Anche quelli passati sotto silenzio come “Panama Papers” (del 2019, produzione Netflix), dark comedy stilosissima brillante e veloce (a livello degli Ocean’s, pure meglio degli Ocean’s), adattamento di “Secrecy World: Inside the Panama Papers Investigation of Illicit Money Networks and the Global Elitel” del reporter investigativo e vincitore del premio Pulitzer Jake Bernstein che sfreccia attraverso un caleidoscopio di comiche deviazioni in Cina, Messico, Africa (via Los Angeles) e Caraibi, fino all’incidente dei Panama Papers del 2016, quando i giornalisti fecero trapelare i documenti segreti criptati dei clienti di alto profilo di Mossack e Fonseca, interpretati rispettivamente da Gary Oldman e Antonio Banderas. Una materia ostica raccontata con un taglio tra i Coen e Adam McKay, un film riuscitissimo dove il personaggio di Meryl Streep, la signora Ellen Martin, rappresenta la chiave della storia a diversi e inattesi livelli di lettura.
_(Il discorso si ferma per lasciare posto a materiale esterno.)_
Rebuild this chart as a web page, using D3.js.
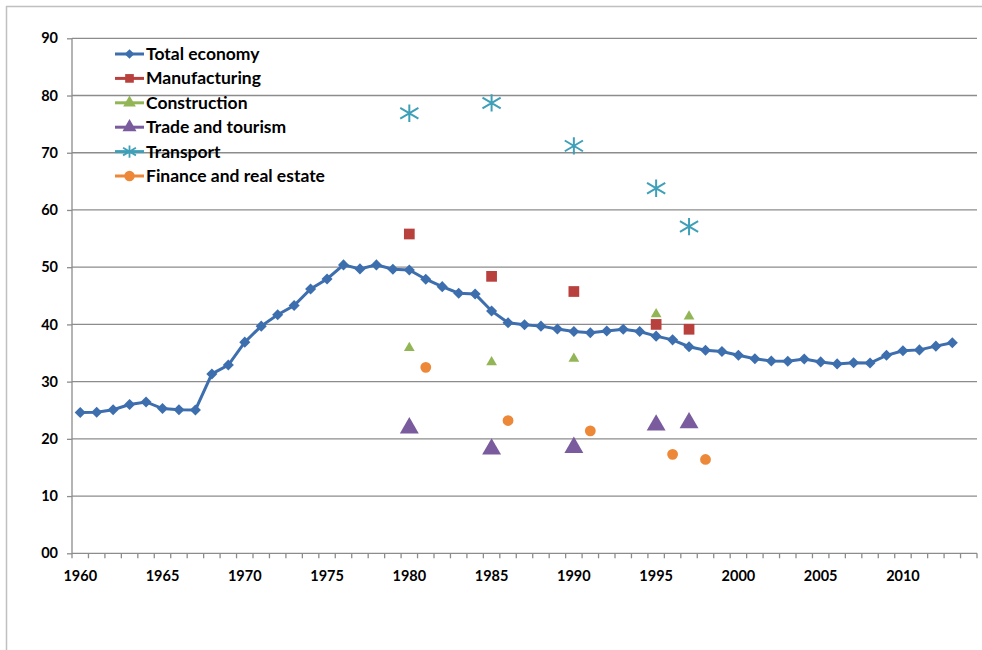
<!DOCTYPE html>
<html><head><meta charset="utf-8">
<script src="https://cdn.jsdelivr.net/npm/d3@7/dist/d3.min.js"></script>
<style>
html,body{margin:0;padding:0;background:#fff;}
svg text{font-family:Lato,"Open Sans",sans-serif;font-weight:bold;fill:#000;}
</style></head><body>
<svg id="c" width="982" height="650"></svg>
<script>
const years = d3.range(1960, 2015);
const yTicks = [0,10,20,30,40,50,60,70,80,90];
const yTickLabels = ["00","10","20","30","40","50","60","70","80","90"];
const xTickLabels = [1960,1965,1970,1975,1980,1985,1990,1995,2000,2005,2010];

const totalYears = d3.range(1960, 2014);
const totalValues = [24.6,24.65,25.1,26.0,26.45,25.3,25.1,25.05,31.35,32.9,
  36.9,39.7,41.7,43.3,46.2,47.95,50.4,49.7,50.4,49.65,
  49.5,47.9,46.6,45.45,45.3,42.35,40.3,39.95,39.7,39.2,
  38.75,38.55,38.85,39.15,38.75,37.95,37.3,36.1,35.5,35.25,
  34.6,34.0,33.6,33.55,33.95,33.45,33.1,33.3,33.25,34.6,
  35.4,35.55,36.2,36.8];
const manufYears = [1980,1985,1990,1995,1997];
const manufValues = [55.8,48.4,45.75,40.0,39.15];
const constrYears = [1980,1985,1990,1995,1997];
const constrValues = [35.9,33.4,34.0,41.8,41.4];
const tradeYears = [1980,1985,1990,1995,1997];
const tradeValues = [21.9,18.2,18.5,22.4,22.8];
const transYears = [1980,1985,1990,1995,1997];
const transValues = [76.9,78.7,71.2,63.8,57.1];
const finYears = [1981,1986,1991,1996,1998];
const finValues = [32.5,23.2,21.4,17.3,16.4];

const seriesNames = ["Total economy","Manufacturing","Construction","Trade and tourism","Transport","Finance and real estate"];
const seriesColors = ["#3d6eae","#b8403d","#92b655","#7a5b9e","#3ea0b8","#ec8838"];

const svg = d3.select("#c");
const L = 72, R = 977, T = 38.3, B = 553.3;

// outer frame
svg.append("line").attr("x1",6).attr("x2",982).attr("y1",6.5).attr("y2",6.5).attr("stroke","#c0c0c0").attr("stroke-width",1.5);
svg.append("line").attr("x1",6.5).attr("x2",6.5).attr("y1",6).attr("y2",650).attr("stroke","#c0c0c0").attr("stroke-width",1.5);

const x = d3.scaleBand().domain(years).range([L, R]);
const y = d3.scaleLinear().domain([0,90]).range([B, T]);
const cx = v => x(v) + x.bandwidth()/2;

// Excel-like star marker: vertical bar plus two diagonals
const excelStar = {draw(ctx, size){
  const h = Math.sqrt(size)/2, w = h*1.05, d = h*0.62;
  ctx.moveTo(0,-h); ctx.lineTo(0,h);
  ctx.moveTo(-w,-d); ctx.lineTo(w,d);
  ctx.moveTo(-w,d); ctx.lineTo(w,-d);
}};

// gridlines
svg.append("g").selectAll("line").data(yTicks.slice(1)).join("line")
  .attr("x1",L).attr("x2",R).attr("y1",d=>y(d)).attr("y2",d=>y(d))
  .attr("stroke","#8c8c8c").attr("stroke-width",1.3);

// y axis
const yAxis = d3.axisLeft(y).tickValues(yTicks).tickFormat((d,i)=>yTickLabels[i]).tickSize(5).tickPadding(9);
const gy = svg.append("g").attr("transform",`translate(${L},0)`).call(yAxis);
gy.select(".domain").attr("stroke","#8c8c8c").attr("stroke-width",1.3).attr("d",`M0,${B}V${T}`);
gy.selectAll(".tick line").attr("stroke","#8c8c8c").attr("stroke-width",1.3);
gy.selectAll("text").style("font-size","14.5px").attr("fill","#000");

// x axis
const gx = svg.append("g").attr("transform",`translate(0,${B})`);
gx.append("line").attr("x1",L).attr("x2",R).attr("stroke","#8c8c8c").attr("stroke-width",1.3);
gx.selectAll("line.t").data(years.concat([2015])).join("line").attr("class","t")
  .attr("x1",d=>d===2015?R:x(d)).attr("x2",d=>d===2015?R:x(d)).attr("y1",0).attr("y2",5)
  .attr("stroke","#8c8c8c").attr("stroke-width",1.3);
gx.selectAll("text").data(xTickLabels).join("text")
  .attr("x",d=>cx(d)).attr("y",28).attr("text-anchor","middle").style("font-size","14.5px").text(d=>d);

// symbols
const sym = (type, size) => d3.symbol().type(type).size(size)();
function drawSym(g, type, size, color, xs, vs){
  const stroked = type===excelStar;
  g.selectAll("path").data(xs.map((d,i)=>[d,vs[i]])).join("path")
    .attr("transform",d=>`translate(${cx(d[0])},${y(d[1])})`)
    .attr("d",sym(type,size))
    .attr("fill", stroked?"none":color)
    .attr("stroke", stroked?color:"none")
    .attr("stroke-width",2);
}

// total line
const line = d3.line().x((d,i)=>cx(totalYears[i])).y(d=>y(d));
svg.append("path").datum(totalValues).attr("d",line).attr("fill","none").attr("stroke",seriesColors[0]).attr("stroke-width",3);
drawSym(svg.append("g"), d3.symbolDiamond2, 78, seriesColors[0], totalYears, totalValues);

drawSym(svg.append("g"), d3.symbolSquare, 115, seriesColors[1], manufYears, manufValues);
drawSym(svg.append("g"), d3.symbolTriangle, 50, seriesColors[2], constrYears, constrValues);
drawSym(svg.append("g"), d3.symbolTriangle, 155, seriesColors[3], tradeYears, tradeValues);
drawSym(svg.append("g"), excelStar, 300, seriesColors[4], transYears, transValues);
drawSym(svg.append("g"), d3.symbolCircle, 92, seriesColors[5], finYears, finValues);

// legend
const legTypes = [d3.symbolDiamond2, d3.symbolSquare, d3.symbolTriangle, d3.symbolTriangle, excelStar, d3.symbolCircle];
const legSizes = [60, 75, 70, 85, 150, 85];
const lg = svg.append("g");
seriesNames.forEach((n,i)=>{
  const yy = 54 + i*24.4;
  lg.append("line").attr("x1",115).attr("x2",144).attr("y1",yy).attr("y2",yy).attr("stroke",seriesColors[i]).attr("stroke-width",3);
  const isAst = legTypes[i]===excelStar;
  lg.append("path").attr("transform",`translate(129.5,${yy})`).attr("d",sym(legTypes[i],legSizes[i]))
    .attr("fill",isAst?"none":seriesColors[i]).attr("stroke",isAst?seriesColors[i]:"none").attr("stroke-width",1.8);
  lg.append("text").attr("x",146).attr("y",yy+6).style("font-size","17.5px").text(n);
});
</script>
</body></html>
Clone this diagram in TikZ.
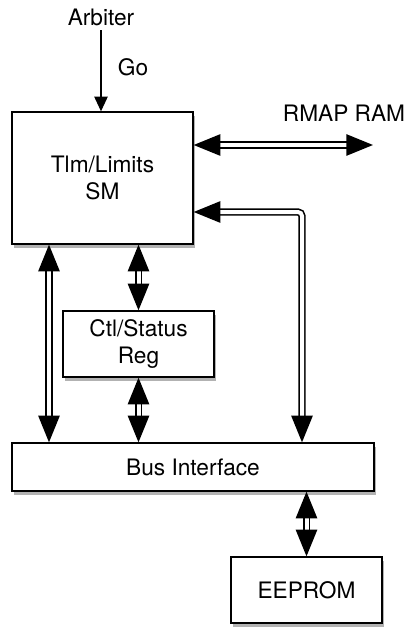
\documentclass[tikz,border=0pt]{standalone}
\usepackage{fontspec}
\setmainfont{TeX Gyre Heros}
\usetikzlibrary{arrows.meta,shadows}

\begin{document}
\begin{tikzpicture}[x=0.75pt,y=0.75pt,yscale=-1,xscale=1,
    font=\fontsize{17}{20}\selectfont,
    block/.style={draw,line width=1pt,fill=white,align=center,inner sep=0pt,
        drop shadow={shadow xshift=1.5pt,shadow yshift=-3pt,fill=black!55,opacity=.55}},
    dbl/.style={double,line width=1.2pt,double distance=3pt,
        {Triangle[length=20pt,width=16pt]}-{Triangle[length=20pt,width=16pt]}},
    sgl/.style={line width=1pt,-{Triangle[length=11pt,width=10pt]}}]
    \useasboundingbox (0,0) rectangle (414,628);

    % blocks
    \node [block,minimum width=181*0.75pt,minimum height=132*0.75pt] (tlm) at (102.5,178) {Tlm/Limits\\SM};
    \node [block,minimum width=151*0.75pt,minimum height=66*0.75pt] (ctl) at (138.5,344) {Ctl/Status\\Reg};
    \node [block,minimum width=362*0.75pt,minimum height=48*0.75pt] (bus) at (193,467) {Bus Interface};
    \node [block,minimum width=151*0.75pt,minimum height=66*0.75pt] (eeprom) at (306.5,590) {EEPROM};

    % labels
    \node (arb) at (101,17) {Arbiter};
    \node (go) at (133,67) {Go};
    \node (rmap) at (344,113) {RMAP RAM};
    \coordinate (ram) at (373,145);
    \coordinate (bend) at (302,212);

    % connectors
    \draw [sgl] (arb) -- (arb |- tlm.north);
    \draw [dbl] (tlm.east |- ram) -- (ram);
    \draw [dbl,rounded corners=3] (tlm.east |- bend) -- (bend) -- (bend |- bus.north);
    \draw [dbl] (49,0 |- tlm.south) -- (49,0 |- bus.north);
    \draw [dbl] (ctl.north |- tlm.south) -- (ctl.north);
    \draw [dbl] (ctl.south) -- (ctl.south |- bus.north);
    \draw [dbl] (eeprom.north |- bus.south) -- (eeprom.north);
\end{tikzpicture}
\end{document}
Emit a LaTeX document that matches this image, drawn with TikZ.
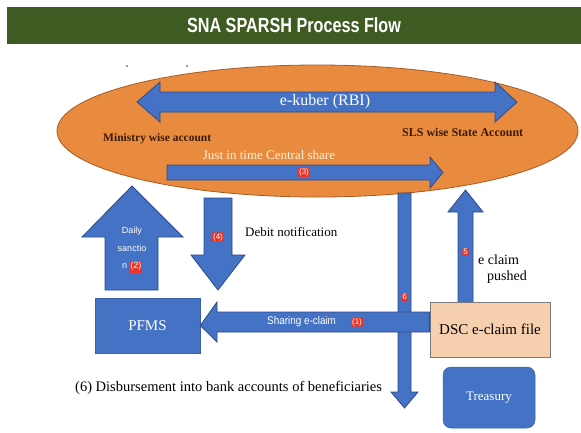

E adesso, nell’attesa di “No sudden move2, un altro film sul colpo grosso

con un super cast, su Chili (ma non in sala purtroppo) è arrivato questo “Let them all talk”, ambientato tutto su una nave di extra lusso, dove la scrittrice Alice Hughes (Meryl Streep, elegantissima sempre in nero), vincitrice del Premio Pulitzer, è stata invitata in Inghilterra per ritirare un premio letterario, e decide di farsi accompagnare dalle sue due migliori amiche del college (che non vedeva da trent’anni), Roberta (Candice Bergen, che ha il personaggio migliore e sa cosa farne) e Susan (Dianne Wiest, con un taglio di capelli tra Jean Seberg e Mia Farrow), oltre che dall’amato nipote Tyler (Luca Hedges). Girato in due settimane su un vero transatlantico e parzialmente improvvisato sul set, “Let them all talk” ci racconta qualcosa sullo stato della letteratura con il solito stile e con così tante parole che sembra quasi Woody Allen, con diversi attori di Woody Allen, affollato di personaggi intellettuali come nei film di Woody Allen, con quella malinconia su relazioni e sentimenti così tipica di Woody Allen. Un piccolo film leggero e squisito che porta avanti tanti piccoli inganni e interrogativi, e che sa chiuderli con dolcezza.